Task statement
Print the listing as it stands, omitting all images.

Stored data
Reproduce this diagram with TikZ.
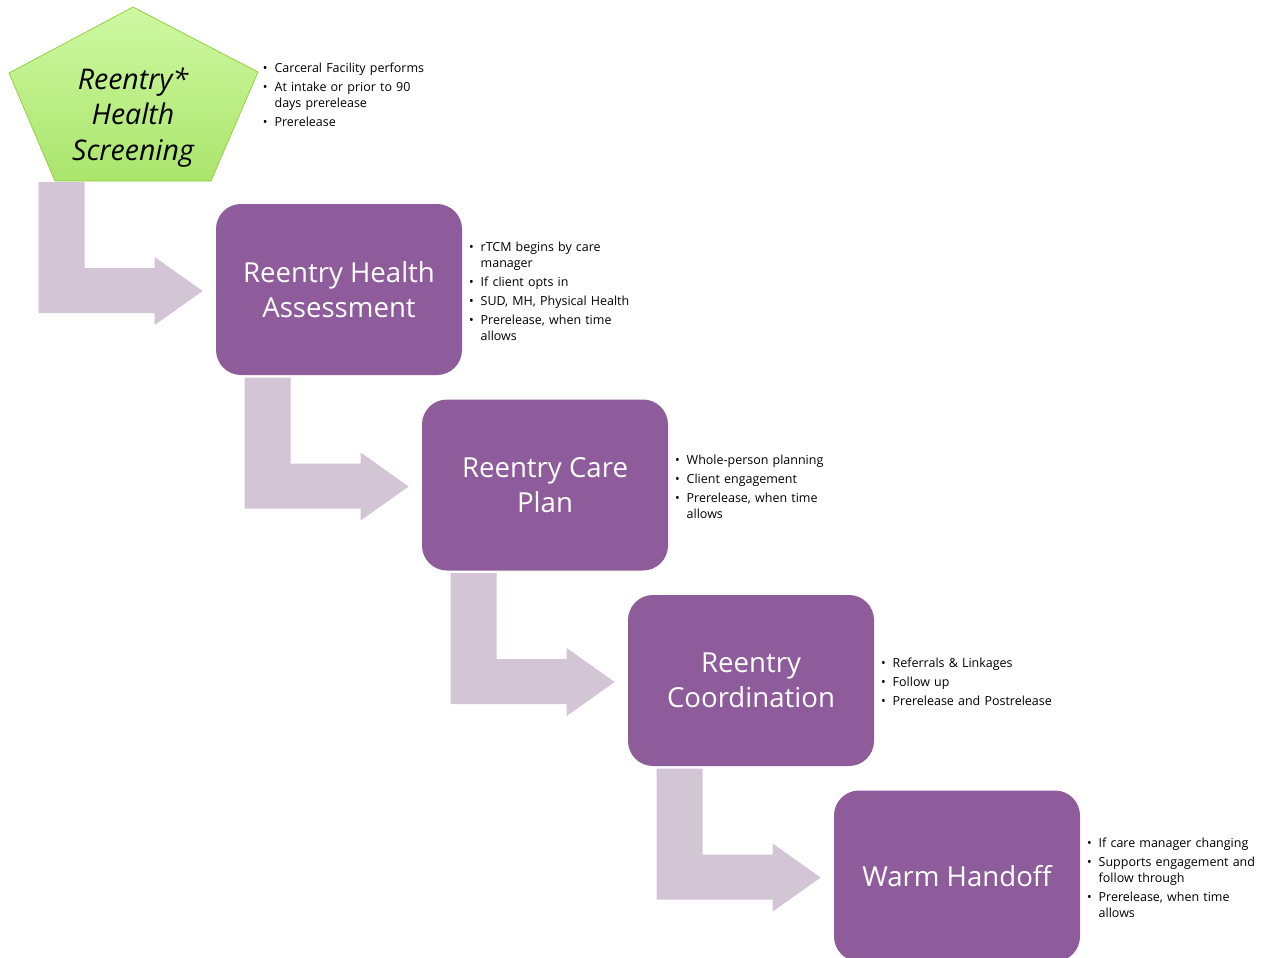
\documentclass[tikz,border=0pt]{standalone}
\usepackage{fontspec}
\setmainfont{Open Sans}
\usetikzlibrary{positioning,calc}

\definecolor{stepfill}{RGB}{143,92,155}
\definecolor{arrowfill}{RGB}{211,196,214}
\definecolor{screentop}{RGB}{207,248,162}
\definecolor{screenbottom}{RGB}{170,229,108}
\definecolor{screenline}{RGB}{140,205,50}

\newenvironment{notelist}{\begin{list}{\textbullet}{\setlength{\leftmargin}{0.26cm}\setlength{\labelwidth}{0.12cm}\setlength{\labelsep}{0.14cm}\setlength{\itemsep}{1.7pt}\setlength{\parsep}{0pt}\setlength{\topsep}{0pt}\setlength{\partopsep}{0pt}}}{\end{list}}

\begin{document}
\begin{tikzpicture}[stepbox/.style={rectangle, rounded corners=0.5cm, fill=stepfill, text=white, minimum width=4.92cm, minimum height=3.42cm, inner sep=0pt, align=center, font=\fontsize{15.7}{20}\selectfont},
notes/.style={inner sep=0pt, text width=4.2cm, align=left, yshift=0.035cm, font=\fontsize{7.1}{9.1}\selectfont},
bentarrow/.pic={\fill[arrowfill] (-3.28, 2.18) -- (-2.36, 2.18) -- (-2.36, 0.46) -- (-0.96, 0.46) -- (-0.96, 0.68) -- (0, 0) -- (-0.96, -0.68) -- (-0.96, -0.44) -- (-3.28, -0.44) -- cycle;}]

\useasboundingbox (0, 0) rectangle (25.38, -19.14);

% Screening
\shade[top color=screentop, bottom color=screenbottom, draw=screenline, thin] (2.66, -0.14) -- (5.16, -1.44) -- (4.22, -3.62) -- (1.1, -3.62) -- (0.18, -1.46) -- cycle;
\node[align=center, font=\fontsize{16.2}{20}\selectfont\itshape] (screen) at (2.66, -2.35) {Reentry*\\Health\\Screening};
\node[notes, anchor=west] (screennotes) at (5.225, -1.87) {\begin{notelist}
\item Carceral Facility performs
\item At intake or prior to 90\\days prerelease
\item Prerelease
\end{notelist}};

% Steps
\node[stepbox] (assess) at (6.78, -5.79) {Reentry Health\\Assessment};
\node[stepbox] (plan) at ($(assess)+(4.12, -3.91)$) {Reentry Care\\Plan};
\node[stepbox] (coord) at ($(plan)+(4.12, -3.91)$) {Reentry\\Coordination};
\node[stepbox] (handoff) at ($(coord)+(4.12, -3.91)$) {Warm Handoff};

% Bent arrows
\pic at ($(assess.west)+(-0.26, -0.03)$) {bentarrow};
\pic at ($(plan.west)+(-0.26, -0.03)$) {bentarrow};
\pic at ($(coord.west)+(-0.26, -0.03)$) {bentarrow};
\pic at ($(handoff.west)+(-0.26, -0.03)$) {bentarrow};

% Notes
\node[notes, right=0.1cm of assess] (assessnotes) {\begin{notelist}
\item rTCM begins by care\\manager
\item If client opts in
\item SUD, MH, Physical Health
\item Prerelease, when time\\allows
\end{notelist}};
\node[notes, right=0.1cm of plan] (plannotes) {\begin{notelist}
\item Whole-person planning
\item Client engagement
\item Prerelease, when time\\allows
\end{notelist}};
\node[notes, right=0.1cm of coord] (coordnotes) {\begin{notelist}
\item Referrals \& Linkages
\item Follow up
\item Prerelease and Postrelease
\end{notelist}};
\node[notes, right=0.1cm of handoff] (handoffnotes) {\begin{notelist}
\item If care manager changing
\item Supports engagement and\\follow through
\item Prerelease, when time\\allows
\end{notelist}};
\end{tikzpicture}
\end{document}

Output
Reproduce this diagram with TikZ.
\documentclass[tikz,border=0pt]{standalone}
\usepackage{fontspec}
\setmainfont{Open Sans}
\usetikzlibrary{positioning,calc}

\definecolor{stepfill}{RGB}{143,92,155}
\definecolor{arrowfill}{RGB}{211,196,214}
\definecolor{screentop}{RGB}{207,248,162}
\definecolor{screenbottom}{RGB}{170,229,108}
\definecolor{screenline}{RGB}{140,205,50}

\newenvironment{notelist}{\begin{list}{\textbullet}{\setlength{\leftmargin}{0.26cm}\setlength{\labelwidth}{0.12cm}\setlength{\labelsep}{0.14cm}\setlength{\itemsep}{1.7pt}\setlength{\parsep}{0pt}\setlength{\topsep}{0pt}\setlength{\partopsep}{0pt}}}{\end{list}}

\begin{document}
\begin{tikzpicture}[stepbox/.style={rectangle, rounded corners=0.5cm, fill=stepfill, text=white, minimum width=4.92cm, minimum height=3.42cm, inner sep=0pt, align=center, font=\fontsize{15.7}{20}\selectfont},
notes/.style={inner sep=0pt, text width=4.2cm, align=left, yshift=0.035cm, font=\fontsize{7.1}{9.1}\selectfont},
bentarrow/.pic={\fill[arrowfill] (-3.28, 2.18) -- (-2.36, 2.18) -- (-2.36, 0.46) -- (-0.96, 0.46) -- (-0.96, 0.68) -- (0, 0) -- (-0.96, -0.68) -- (-0.96, -0.44) -- (-3.28, -0.44) -- cycle;}]

\useasboundingbox (0, 0) rectangle (25.38, -19.14);

% Screening
\shade[top color=screentop, bottom color=screenbottom, draw=screenline, thin] (2.66, -0.14) -- (5.16, -1.44) -- (4.22, -3.62) -- (1.1, -3.62) -- (0.18, -1.46) -- cycle;
\node[align=center, font=\fontsize{16.2}{20}\selectfont\itshape] (screen) at (2.66, -2.35) {Reentry*\\Health\\Screening};
\node[notes, anchor=west] (screennotes) at (5.225, -1.87) {\begin{notelist}
\item Carceral Facility performs
\item At intake or prior to 90\\days prerelease
\item Prerelease
\end{notelist}};

% Steps
\node[stepbox] (assess) at (6.78, -5.79) {Reentry Health\\Assessment};
\node[stepbox] (plan) at ($(assess)+(4.12, -3.91)$) {Reentry Care\\Plan};
\node[stepbox] (coord) at ($(plan)+(4.12, -3.91)$) {Reentry\\Coordination};
\node[stepbox] (handoff) at ($(coord)+(4.12, -3.91)$) {Warm Handoff};

% Bent arrows
\pic at ($(assess.west)+(-0.26, -0.03)$) {bentarrow};
\pic at ($(plan.west)+(-0.26, -0.03)$) {bentarrow};
\pic at ($(coord.west)+(-0.26, -0.03)$) {bentarrow};
\pic at ($(handoff.west)+(-0.26, -0.03)$) {bentarrow};

% Notes
\node[notes, right=0.1cm of assess] (assessnotes) {\begin{notelist}
\item rTCM begins by care\\manager
\item If client opts in
\item SUD, MH, Physical Health
\item Prerelease, when time\\allows
\end{notelist}};
\node[notes, right=0.1cm of plan] (plannotes) {\begin{notelist}
\item Whole-person planning
\item Client engagement
\item Prerelease, when time\\allows
\end{notelist}};
\node[notes, right=0.1cm of coord] (coordnotes) {\begin{notelist}
\item Referrals \& Linkages
\item Follow up
\item Prerelease and Postrelease
\end{notelist}};
\node[notes, right=0.1cm of handoff] (handoffnotes) {\begin{notelist}
\item If care manager changing
\item Supports engagement and\\follow through
\item Prerelease, when time\\allows
\end{notelist}};
\end{tikzpicture}
\end{document}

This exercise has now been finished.